Jim Landrigan

No. 45
- Position: Tackle

Personal information
- Born: May 31, 1923 Everett, Massachusetts, U.S.
- Died: June 24, 1974 (aged 51) San Diego, California, U.S.
- Listed height: 6 ft 4 in (1.93 m)
- Listed weight: 235 lb (107 kg)

Career information
- High school: Wakefield (MA)
- College: Holy Cross Dartmouth
- NFL draft: 1945: 19th round, 188th overall pick

Career history
- Baltimore Colts (1947);

Career AAFC statistics
- Games played: 5
- Stats at Pro Football Reference

= Jim Landrigan =

American football player (1923–1974)

James Montague Landrigan (May 31, 1923 - June 24, 1974) was an American football player who played at the tackle position.

A native of Everett, Massachusetts, he attended Wakefield High School and then played college football for Holy Cross in 1942 and at Dartmouth in 1943 as part of the V-12 Navy College Training Program. He was selected by the Pittsburgh Steelers in the 19th round (188th overall pick) of the 1945 NFL draft but did not play for the Steelers. He later played in the All-America Football Conference (AAFC) for the Baltimore Colts during the 1947 season.

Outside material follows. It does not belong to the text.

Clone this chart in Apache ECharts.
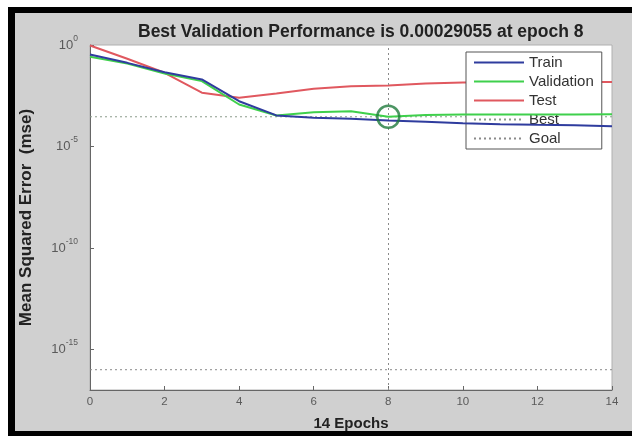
<!DOCTYPE html>
<html><head><meta charset="utf-8">
<script src="https://cdn.jsdelivr.net/npm/echarts@6/dist/echarts.min.js"></script>
<style>
html,body{margin:0;padding:0;background:#fff;}
#wrap{position:relative;width:632px;height:436px;overflow:hidden;background:#fff;}
#frame{position:absolute;left:8px;top:7px;width:624px;height:429px;background:#000;}
#panel{position:absolute;left:15px;top:13px;width:617px;height:418px;background:#d0d0d0;}
#chart{position:absolute;left:0;top:0;width:632px;height:436px;}
</style></head><body>
<div id="wrap"><div id="frame"></div><div id="panel"></div><div id="chart"></div></div>
<script>
const epochs = [0,1,2,3,4,5,6,7,8,9,10,11,12,13,14];
const trainPerf = [0.339,0.132,0.0457,0.0200,0.0017,0.000339,0.000257,0.000229,0.000191,0.000166,0.000138,0.000126,0.000117,0.000110,0.000100];
const valPerf   = [0.263,0.123,0.0398,0.0166,0.00117,0.000339,0.00049,0.00055,0.00029055,0.000355,0.000372,0.00038,0.00038,0.00038,0.000389];
const testPerf  = [0.95,0.209,0.0427,0.00447,0.00251,0.00407,0.00692,0.00933,0.0100,0.0126,0.0141,0.0148,0.0151,0.0151,0.0151];
const bestEpoch = 8;
const bestPerf = 0.00029055;
const goalPerf = 1e-16;
const yMin = 1e-17, yMax = 1;
const yTickValues = [1e-15, 1e-10, 1e-5, 1];
const xTickStep = 2;
const titleText = 'Best Validation Performance is 0.00029055 at epoch 8';
const xName = '14 Epochs';
const yName = 'Mean Squared Error  (mse)';

const pairs = arr => epochs.map((e, i) => [e, arr[i]]);
const xFirst = epochs[0], xLast = epochs[epochs.length - 1];
const dotted = [2, 3];

const chart = echarts.init(document.getElementById('chart'), null, {renderer: 'canvas'});
chart.setOption({
  backgroundColor: 'transparent',
  animation: false,
  textStyle: {fontFamily: 'Liberation Sans, Arial, sans-serif'},
  title: {
    text: titleText, left: 133, top: 18,
    textStyle: {fontSize: 17.5, fontWeight: 'bold', color: '#222'}
  },
  grid: {left: 90, right: 20, top: 45, bottom: 45, show: true, backgroundColor: '#ffffff', borderColor: '#b0b0b0', borderWidth: 1},
  legend: {
    data: ['Train', 'Validation', 'Test', 'Best', 'Goal'],
    orient: 'vertical', left: 466, top: 52,
    itemWidth: 50, itemHeight: 14, itemGap: 4,
    padding: [3, 8, 3, 7],
    itemStyle: {opacity: 0},
    backgroundColor: '#ffffff', borderColor: '#555', borderWidth: 1, borderRadius: 0,
    textStyle: {fontSize: 15, color: '#333', lineHeight: 15}
  },
  xAxis: {
    type: 'value', min: xFirst, max: xLast, interval: xTickStep,
    name: xName, nameLocation: 'middle', nameGap: 26,
    nameTextStyle: {fontSize: 15, fontWeight: 'bold', color: '#222'},
    axisLine: {lineStyle: {color: '#666', width: 1}},
    axisTick: {inside: true, length: 4, lineStyle: {color: '#666'}},
    axisLabel: {fontSize: 11.5, color: '#5a5a5a', margin: 6},
    splitLine: {show: false}
  },
  yAxis: {
    type: 'log', logBase: 10, min: yMin, max: yMax,
    name: yName, nameLocation: 'middle', nameGap: 55,
    nameTextStyle: {fontSize: 17, fontWeight: 'bold', color: '#222'},
    axisLine: {show: true, lineStyle: {color: '#666', width: 1}},
    axisTick: {inside: true, length: 4, customValues: yTickValues, lineStyle: {color: '#666'}},
    axisLabel: {
      customValues: yTickValues, margin: 12, color: '#5a5a5a',
      formatter: v => '{b|10}{s|' + Math.round(Math.log10(v)) + '}',
      rich: {
        b: {fontSize: 13, lineHeight: 22, color: '#5a5a5a', verticalAlign: 'middle'},
        s: {fontSize: 8.5, lineHeight: 8, color: '#5a5a5a', verticalAlign: 'top'}
      }
    },
    splitLine: {show: false}
  },
  series: [
    {name: 'Train', type: 'line', data: pairs(trainPerf), symbol: 'none', lineStyle: {color: '#2f3c9e', width: 2}, itemStyle: {color: '#2f3c9e'}, z: 5},
    {name: 'Validation', type: 'line', data: pairs(valPerf), symbol: 'none', lineStyle: {color: '#3fd04c', width: 2}, itemStyle: {color: '#3fd04c'}, z: 4},
    {name: 'Test', type: 'line', data: pairs(testPerf), symbol: 'none', lineStyle: {color: '#e0585f', width: 2}, itemStyle: {color: '#e0585f'}, z: 3},
    {name: 'Best', type: 'line', data: [[xFirst, bestPerf], [xLast, bestPerf]], symbol: 'none',
     lineStyle: {color: '#8a9a8a', width: 1, type: dotted}, itemStyle: {color: '#8a9a8a'}, z: 2,
     markLine: {silent: true, symbol: 'none', label: {show: false}, lineStyle: {color: '#8a8a8a', width: 1, type: dotted}, data: [{xAxis: bestEpoch}]}},
    {name: 'Goal', type: 'line', data: [[xFirst, goalPerf], [xLast, goalPerf]], symbol: 'none',
     lineStyle: {color: '#8a8a8a', width: 1, type: dotted}, itemStyle: {color: '#8a8a8a'}, z: 2},
    {name: 'BestPoint', type: 'scatter', data: [[bestEpoch, bestPerf]], symbol: 'circle', symbolSize: 22,
     itemStyle: {color: 'rgba(0,0,0,0)', borderColor: '#1f7a3c', borderWidth: 2.5}, z: 6}
  ]
});
</script></body></html>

He appeared in a total of five AAFC games.

Landrigan was a career officer in the United States Marine Corps. He served in World War II, the Korean War, and the Vietnam War. He served in the Pacific during World War II and was awarded the Purple Heart and Silver Star. He retired from the Navy in 1973 with the rank of colonel.

Landrigan Field, home turf of the Wakefield Warriors of Wakefield Memorial High School, Wakefield, Massachusetts, is named for him.